In a less surprising development, Carvalho is another player in whom interest has apparently fallen away since Moyes' departure. Carvalho, 21, has been outstanding as a disruptive presence in front of his team's back four, and will most likely anchor Portugal's midfield at the World Cup this summer. However, while he has very fine defensive capabilities, his distribution from deep is not particularly adventurous. Moyes' idea seems to have been to have Carvalho win possession in the defensive midfield area and lay it off to a teammate to carry the ball forward. The problem with this approach, though, is that it does not enable the swift transition from defence to attack that is a feature of Michael Carrick's play at his very best. Van Gaal may well be looking for a player with a greater passing range to occupy this role: this may be why Roma's Kevin Strootman, though injured, is being persistently linked with the club.
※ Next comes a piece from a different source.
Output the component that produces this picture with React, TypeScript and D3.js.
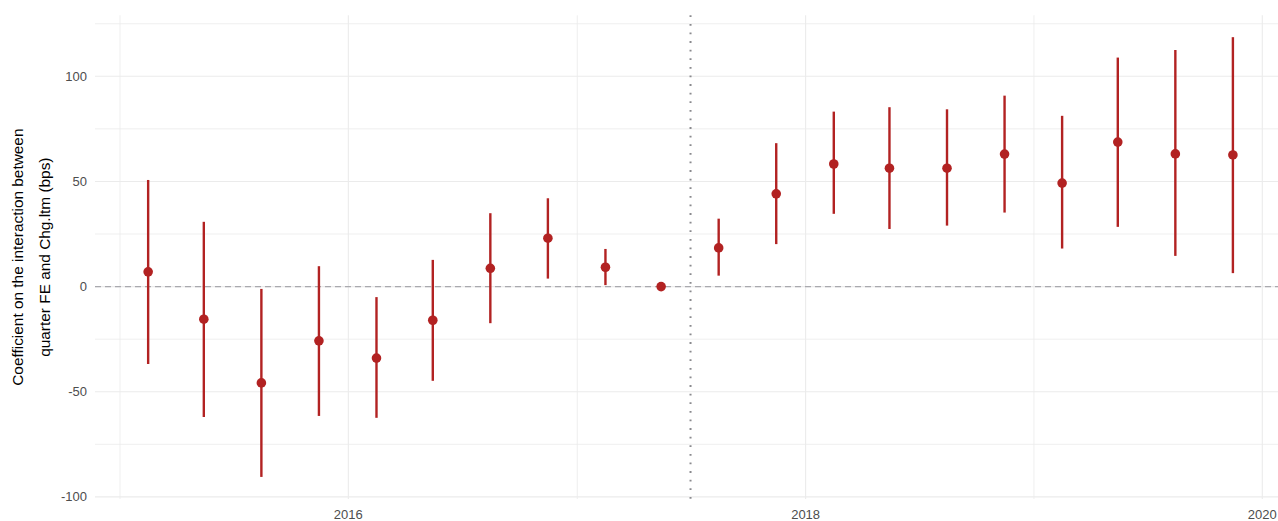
import React from "react";
import * as d3 from "d3";

const dates = [
  "2015-02-15", "2015-05-15", "2015-08-15", "2015-11-15",
  "2016-02-15", "2016-05-15", "2016-08-15", "2016-11-15",
  "2017-02-15", "2017-05-15", "2017-08-15", "2017-11-15",
  "2018-02-15", "2018-05-15", "2018-08-15", "2018-11-15",
  "2019-02-15", "2019-05-15", "2019-08-15", "2019-11-15",
];
const estimates = [7.0, -15.5, -45.8, -25.8, -34.0, -16.0, 8.7, 23.0, 9.2, 0, 18.4, 44.1, 58.3, 56.3, 56.3, 63.0, 49.2, 68.7, 63.1, 62.6];
const lower = [-36.8, -62.0, -90.5, -61.5, -62.4, -44.8, -17.4, 3.8, 0.7, 0, 5.2, 20.2, 34.6, 27.4, 29.0, 35.2, 18.1, 28.4, 14.6, 6.4];
const upper = [50.7, 30.8, -1.1, 9.7, -5.0, 12.7, 34.9, 42.0, 17.9, 0, 32.3, 68.2, 83.2, 85.3, 84.3, 90.8, 81.2, 108.9, 112.5, 118.6];

const yMajor = [-100, -50, 0, 50, 100];
const yMinor = [-75, -25, 25, 75, 125];
const xMajor = ["2016-01-01", "2018-01-01", "2020-01-01"];
const xMinor = ["2015-01-01", "2017-01-01", "2019-01-01"];
const xTickLabels = ["2016", "2018", "2020"];
const eventDate = "2017-07-01";
const yTitle = ["Coefficient on the interaction between", "quarter FE and Chg.ltm (bps)"];

const W = 1278;
const H = 521;
const panel = { left: 95, right: 1288, top: 15.3, bottom: 499 };
const parse = d3.timeParse("%Y-%m-%d");

export default function App() {
  const x = d3
    .scaleTime()
    .domain([parse("2015-01-01")!, parse("2020-01-01")!])
    .range([120, 1262.3]);
  const y = d3.scaleLinear().domain([-101, 129]).range([panel.bottom, panel.top]);
  const red = "#B22222";
  const grid = "#EBEBEB";
  const font = "'Liberation Sans', Arial, sans-serif";
  const pw = Math.min(panel.right, W) - panel.left;

  return (
    <svg width={W} height={H} style={{ position: "absolute", left: 0, top: 0, background: "#fff" }} fontFamily={font}>
      <g>
        {yMinor.map((v) => (
          <line key={"ym" + v} x1={panel.left} x2={panel.left + pw} y1={y(v)} y2={y(v)} stroke={grid} strokeWidth={0.8} />
        ))}
        {xMinor.map((d) => (
          <line key={"xm" + d} x1={x(parse(d)!)} x2={x(parse(d)!)} y1={panel.top} y2={panel.bottom} stroke={grid} strokeWidth={0.8} />
        ))}
        {yMajor.map((v) => (
          <line key={"yM" + v} x1={panel.left} x2={panel.left + pw} y1={y(v)} y2={y(v)} stroke={grid} strokeWidth={1.1} />
        ))}
        {xMajor.map((d) => (
          <line key={"xM" + d} x1={x(parse(d)!)} x2={x(parse(d)!)} y1={panel.top} y2={panel.bottom} stroke={grid} strokeWidth={1.1} />
        ))}
      </g>
      <line x1={panel.left} x2={panel.left + pw} y1={y(0)} y2={y(0)} stroke="#A9A9AE" strokeWidth={1.1} strokeDasharray="6 4" />
      <line
        x1={x(parse(eventDate)!)}
        x2={x(parse(eventDate)!)}
        y1={panel.top}
        y2={panel.bottom}
        stroke="#8A8A8E"
        strokeWidth={2}
        strokeDasharray="1.8 6.8"
      />
      <g>
        {dates.map((d, i) => {
          const cx = x(parse(d)!);
          return (
            <g key={d}>
              <line x1={cx} x2={cx} y1={y(lower[i])} y2={y(upper[i])} stroke={red} strokeWidth={2.4} />
              <circle cx={cx} cy={y(estimates[i])} r={4.8} fill={red} />
            </g>
          );
        })}
      </g>
      <g fontSize={13} fill="#4D4D4D">
        {yMajor.map((v) => (
          <text key={"yl" + v} x={87} y={y(v)} dy="0.35em" textAnchor="end">
            {v}
          </text>
        ))}
        {xMajor.map((d, i) => (
          <text key={"xl" + d} x={x(parse(d)!)} y={519} textAnchor="middle">
            {xTickLabels[i]}
          </text>
        ))}
      </g>
      <g fontSize={15.4} fill="#000">
        {yTitle.map((t, i) => (
          <text
            key={t}
            transform={`translate(${23 + i * 27}, ${(panel.top + panel.bottom) / 2}) rotate(-90)`}
            textAnchor="middle"
          >
            {t}
          </text>
        ))}
      </g>
    </svg>
  );
}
The hesitation to acquire Shaw may fill several Manchester United fans with concern, since it seems reminiscent of the dithering of last summer's transfer window. However, there are key differences between the delay in the acquisition of Shaw and the failure to sign Thiago Alcantara last summer. The main difference is that Thiago had already proven himself as a young player at the very highest level, whereas Shaw -- three years younger than Thiago was then -- is yet to play in the UEFA Champions League. Van Gaal may also have reservations about a relatively untested player being on a contract as high as a reported 100,000 pounds per week, an amount which, if true, seems excessive.
For example, it represents far more than Adnan Januzaj, arguably the most talented teenager in Europe, is being paid on a contract signed just last year. To offer Shaw such a huge contract may not necessarily remove some of his incentives -- since by all accounts he is a very well-adjusted player -- but it may throw the club's wage structure out of kilter, both setting a very expensive precedent for young footballers and causing several watchful agents to agitate for a pay rise on behalf of their clients. If Shaw's services are to be secured, then it should be on terms far more modest than have been reported.
If Shaw, Kroos and Carvalho are destined to go elsewhere, then what -- or who -- does Van Gaal have in mind? Tentatively speaking, he seems to be looking for players who are fleet of foot and ambitious in their passing: the counter-attack will probably be a key feature of his team's play, since it has brought him so much success in the past. Feyenoord's Jordy Clasie or Athletic Bilbao's Ander Herrera are two names that could usefully be in the ring: this is a team that needs someone who can organise a midfield at a very high tempo, just as Xavi did in his early years under Van Gaal at Barcelona.
Among the forwarded, Van Gaal will also note that he has a group of wingers who, though mostly diligent in their defensive duties, have largely been unproductive in an attacking sense for the better part of three years. An intriguing prospect in this area is Bernard, currently playing at Shaktar Donetsk, who recently beat the more-heralded Lucas Moura of PSG to a place in Brazil's World Cup squad. A feature of Van Gaal's most successful sides has been his deployment of very fast and skilful wide players, which explains his early, though apparently unsuccessful, efforts to convince Bayern Munich's Arjen Robben to rejoin him at Old Trafford.
It's not yet clear which signings Van Gaal will make, but it's already clear that he won't be dictated to: something which was seen as a strength of Moyes early on, but which proved to be a fatal hesitation. Still, the Dutchman has a track record of delivering, and while the speculation grows as to who is on his shopping list, the club's supporters can take comfort from the fact that he will do it all his own way.